Come ti sei trovato (con il tutor, nella struttura universitaria, esperienze fuori dalla realtà calabrese)

Il Dipartimento di Sociologia e Scienza Politica dell’Università della Calabria dove sto svolgendo il dottorato è organizzato molto bene e raccoglie decine di grandi professionisti, docenti e ricercatori di notevole spessore umano e professionale. A differenza di ciò che accade in altri Atenei, qui da noi all’UniCal, (anche per il fatto di essere strutturati in campus universitario) docenti e studenti interagiscono molto facilmente e in continuazione. Accade lo stesso tra noi dottorandi e i nostri tutor. Un’interazione reciproca e molta disponibilità da parte dei tutor, almeno per quanto mi risulta, sia per esperienza personale che dal confronto con i colleghi. Qualche disagio lo vive chi, come me, avendo vinto il dottorato di ricerca senza borsa di studio, e quindi senza retribuzione economica, deve svolgere attività di collaborazione remunerate per potersi guadagnare da vivere. Così facendo, però, sottrae tempo ed energia all’attività di ricerca scientifica vera e propria. Io personalmente non sono andato ancora all’estero, ma la maggior parte dei miei colleghi ha fatto esperienze di ricerca in paesi stranieri.

Un dottorato di ricerca apre sempre la strada alla carriera universitaria?

E’ certamente una tappa importante per poter intraprendere la carriera universitaria, un’ottima occasione per verificare, innanzitutto a sé stessi, l’attitudine alla ricerca scientifica,  ma non è certo sufficiente alla carriera. Dopo il dottorato ci sono altri concorsi e prove da superare per diventare professori. Diversi dottori di ricerca rinunciano a proseguire la carriera perché nel frattempo intravedono altri sbocchi professionali, sia in modo volontario, che indotti dal potere eccessivo di alcuni docenti universitari, i cosiddetti ‘baroni’, che decidono il futuro dei giovani all’interno dell’accademia universitaria.

Cosa pensi dello sconforto del dottorando di Palermo, che è arrivato a  togliersi la vita poiché non vedeva alcuna prospettiva avanti a sé?
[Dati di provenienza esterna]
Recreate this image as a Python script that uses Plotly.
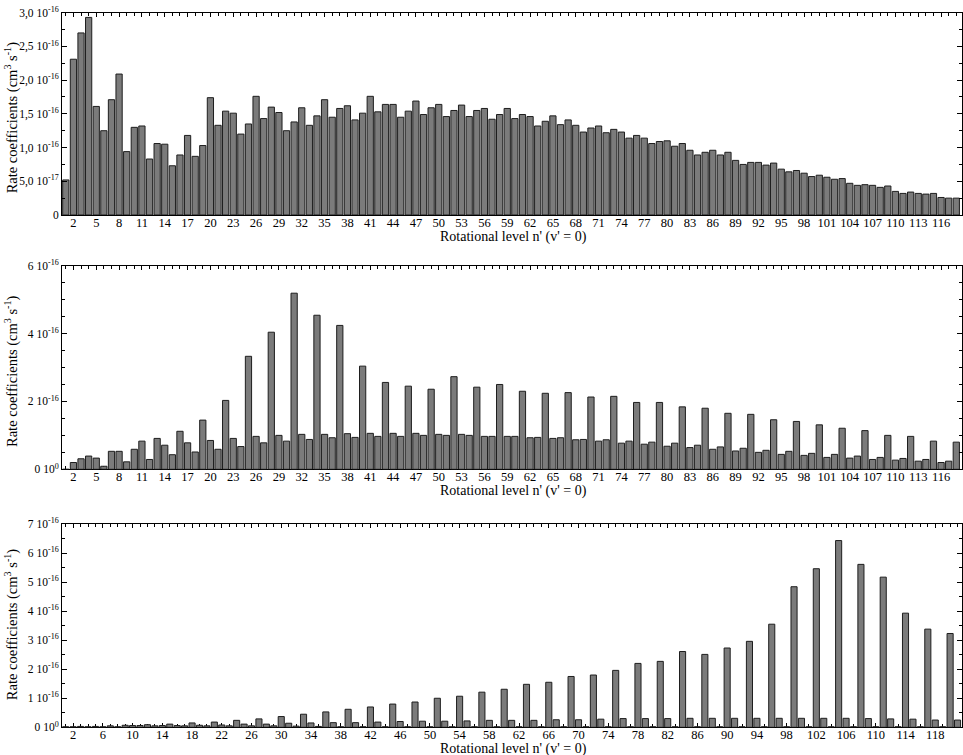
import plotly.graph_objects as go

# ---------------- data (rate coefficients in units of 1e-16 cm^3 s^-1) ----------------
levels_top = list(range(1, 119))
rates_top = [
    0.52, 2.31, 2.70, 2.93, 1.61, 1.25, 1.71, 2.09, 0.94, 1.30,
    1.32, 0.83, 1.06, 1.05, 0.73, 0.89, 1.18, 0.87, 1.03, 1.74,
    1.33, 1.54, 1.51, 1.20, 1.35, 1.76, 1.43, 1.60, 1.52, 1.25,
    1.38, 1.59, 1.33, 1.47, 1.71, 1.45, 1.58, 1.62, 1.41, 1.51,
    1.76, 1.53, 1.64, 1.64, 1.45, 1.54, 1.69, 1.49, 1.59, 1.64,
    1.46, 1.55, 1.63, 1.46, 1.55, 1.58, 1.42, 1.49, 1.58, 1.43,
    1.49, 1.46, 1.32, 1.39, 1.47, 1.34, 1.41, 1.33, 1.23, 1.29,
    1.32, 1.22, 1.27, 1.23, 1.14, 1.18, 1.14, 1.06, 1.09, 1.10,
    1.02, 1.06, 0.96, 0.89, 0.93, 0.96, 0.89, 0.93, 0.81, 0.75,
    0.78, 0.78, 0.74, 0.77, 0.68, 0.64, 0.66, 0.62, 0.57, 0.59,
    0.56, 0.53, 0.54, 0.47, 0.44, 0.45, 0.44, 0.41, 0.43, 0.35,
    0.32, 0.34, 0.32, 0.31, 0.32, 0.26, 0.25, 0.25,
]

levels_mid = list(range(1, 119))
rates_mid = [
    0.00, 0.20, 0.31, 0.39, 0.33, 0.09, 0.53, 0.53, 0.22, 0.59,
    0.83, 0.29, 0.91, 0.71, 0.43, 1.12, 0.78, 0.51, 1.45, 0.85,
    0.59, 2.03, 0.91, 0.67, 3.33, 0.97, 0.78, 4.04, 1.00, 0.83,
    5.19, 1.03, 0.88, 4.54, 1.03, 0.93, 4.24, 1.05, 0.94, 3.04,
    1.06, 0.97, 2.56, 1.06, 0.97, 2.45, 1.06, 1.00, 2.36, 1.03,
    1.00, 2.73, 1.03, 1.00, 2.42, 0.97, 0.97, 2.50, 0.97, 0.97,
    2.30, 0.93, 0.94, 2.24, 0.91, 0.93, 2.26, 0.87, 0.88, 2.13,
    0.83, 0.87, 2.15, 0.77, 0.83, 1.97, 0.74, 0.80, 1.97, 0.68,
    0.77, 1.84, 0.64, 0.71, 1.80, 0.59, 0.66, 1.65, 0.54, 0.62,
    1.62, 0.50, 0.56, 1.46, 0.44, 0.53, 1.41, 0.41, 0.47, 1.31,
    0.35, 0.44, 1.21, 0.33, 0.39, 1.14, 0.29, 0.35, 1.00, 0.27,
    0.32, 0.97, 0.24, 0.29, 0.83, 0.20, 0.24, 0.80,
]

levels_bot = list(range(1, 122))
rates_bot = [
    0.02, 0.02, 0.03, 0.02, 0.03, 0.02, 0.05, 0.02, 0.07, 0.06,
    0.06, 0.09, 0.05, 0.06, 0.11, 0.06, 0.05, 0.15, 0.07, 0.05,
    0.18, 0.08, 0.05, 0.24, 0.11, 0.05, 0.29, 0.11, 0.05, 0.37,
    0.14, 0.04, 0.45, 0.15, 0.03, 0.53, 0.16, 0.02, 0.62, 0.16,
    0.02, 0.70, 0.18, 0.02, 0.80, 0.20, 0.02, 0.87, 0.21, 0.02,
    1.00, 0.21, 0.02, 1.07, 0.22, 0.02, 1.21, 0.24, 0.02, 1.31,
    0.24, 0.02, 1.48, 0.24, 0.02, 1.55, 0.26, 0.02, 1.75, 0.26,
    0.02, 1.80, 0.28, 0.02, 1.96, 0.30, 0.02, 2.20, 0.30, 0.02,
    2.27, 0.30, 0.02, 2.61, 0.31, 0.02, 2.51, 0.31, 0.02, 2.73,
    0.31, 0.02, 2.96, 0.31, 0.02, 3.55, 0.31, 0.02, 4.84, 0.31,
    0.02, 5.46, 0.31, 0.02, 6.43, 0.31, 0.02, 5.61, 0.30, 0.02,
    5.17, 0.29, 0.02, 3.93, 0.28, 0.02, 3.38, 0.25, 0.02, 3.23,
    0.25,
]
SCALE = 1e-16

# tick labels
yticks_top = [0, 0.5, 1.0, 1.5, 2.0, 2.5, 3.0]
ytext_top = ["0", "5,0 10<sup>-17</sup>", "1,0 10<sup>-16</sup>", "1,5 10<sup>-16</sup>",
             "2,0 10<sup>-16</sup>", "2,5 10<sup>-16</sup>", "3,0 10<sup>-16</sup>"]
yticks_mid = [0, 2, 4, 6]
ytext_mid = ["0 10<sup>0</sup>", "2 10<sup>-16</sup>", "4 10<sup>-16</sup>", "6 10<sup>-16</sup>"]
yticks_bot = [0, 1, 2, 3, 4, 5, 6, 7]
ytext_bot = ["0 10<sup>0</sup>"] + ["%d 10<sup>-16</sup>" % k for k in range(1, 8)]

y_title = "Rate coefficients (cm<sup>3</sup> s<sup>-1</sup>)"
x_title = "Rotational level n' (v' = 0)"

# ---------------- figure ----------------
W, H = 963, 755
FONT = "Liberation Serif"
BAR_FILL = "#7b7b7b"
BAR_EDGE = "#1e1e1e"
PLOT_W = 900

fig = go.Figure()
for xs, ys, xa, ya in [(levels_top, rates_top, "x", "y"),
                       (levels_mid, rates_mid, "x2", "y2"),
                       (levels_bot, rates_bot, "x3", "y3")]:
    fig.add_trace(go.Bar(
        x=xs, y=[v * SCALE for v in ys], xaxis=xa, yaxis=ya,
        width=0.82, marker=dict(color=BAR_FILL, line=dict(color=BAR_EDGE, width=1)),
        showlegend=False, hoverinfo="x+y"))

def px2paper(py):
    return 1 - py / H

panels = [  # (top px, bottom px, xrange, x tick0, x dtick, yticks, ytext, ymax, yminor, ytitle shift)
    (12.7, 215.0, [0.5, 118.75], 2, 3, yticks_top, ytext_top, 3.0, 0.25, 4),
    (265.7, 469.3, [0.5, 118.75], 2, 3, yticks_mid, ytext_mid, 6.0, 0.5, 4),
    (524.0, 727.3, [0.5, 121.6], 2, 4, yticks_bot, ytext_bot, 7.0, 0.5, -1),
]

layout = dict(
    width=W, height=H, margin=dict(l=62, r=1, t=0, b=0, autoexpand=False),
    paper_bgcolor="white", plot_bgcolor="white",
    font=dict(family=FONT, size=12, color="black"),
    bargap=0.15, showlegend=False,
)
annotations = []
for i, (ptop, pbot, xr, t0, dt, yv, yt, ymax, ymin_step, tshift) in enumerate(panels):
    sx = "" if i == 0 else str(i + 1)
    layout["xaxis" + sx] = dict(
        domain=[0, 1], anchor="y" + sx, range=xr, tickmode="linear", tick0=t0, dtick=dt,
        ticks="inside", ticklen=4, tickcolor="black", showline=True, linecolor="black",
        linewidth=1, mirror="ticks", showgrid=False, zeroline=False, layer="below traces",
        automargin=False, ticklabelstandoff=-4, tickfont=dict(family=FONT, size=12.5),
        minor=dict(ticks="inside", ticklen=3, tick0=0, dtick=1, tickcolor="black", showgrid=False),
    )
    layout["yaxis" + sx] = dict(
        domain=[px2paper(pbot), px2paper(ptop)], anchor="x" + sx,
        range=[0, ymax * SCALE], tickmode="array",
        tickvals=[v * SCALE for v in yv], ticktext=yt,
        ticks="inside", ticklen=5, tickcolor="black", showline=True, linecolor="black",
        linewidth=1, mirror="ticks", showgrid=False, zeroline=False,
        automargin=False, tickfont=dict(family=FONT, size=11.5),
        minor=dict(ticks="inside", ticklen=3, tick0=0, dtick=ymin_step * SCALE,
                   tickcolor="black", showgrid=False),
    )
    annotations.append(dict(
        text=y_title, xref="paper", yref="paper", x=(11.5 - 62) / PLOT_W,
        y=px2paper((ptop + pbot) / 2 + tshift), xanchor="center", yanchor="middle",
        textangle=-90, showarrow=False, font=dict(family=FONT, size=14.5)))
    annotations.append(dict(
        text=x_title, xref="paper", yref="paper", x=(513.5 - 62) / PLOT_W,
        y=px2paper(pbot + 21.5), xanchor="center", yanchor="middle",
        showarrow=False, font=dict(family=FONT, size=14)))

layout["annotations"] = annotations
fig.update_layout(**layout)
fig.write_html(
    "out.html",
    config={"displayModeBar": False},
    post_script="document.body.style.margin='0';document.body.style.overflow='hidden';"
                "document.documentElement.style.overflow='hidden';",
)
Questi solitamente sono atti inconsueti e drastici che derivano dall’intreccio di più situazioni di disagio di tipo personale e sociale. Tuttavia, la morte tragica di questo collega è indicativa di come la precarietà professionale si ripercuota negativamente e drammaticamente sulla vita quotidiana stessa, soprattutto a chi, dopo aver fatto tanti sacrifici per studiare e laurearsi in maniera brillante, per vincere concorsi e realizzarsi dignitosamente, si vede con un futuro incerto ed angosciante, costretto quasi a sentirsi in colpa per aver scelto di fare un mestiere di cui invece dovrebbe sentirsi onorato ed andar fiero. Spero che la politica riesca a trovare subito una soluzione a questa fase storica del mercato del lavoro.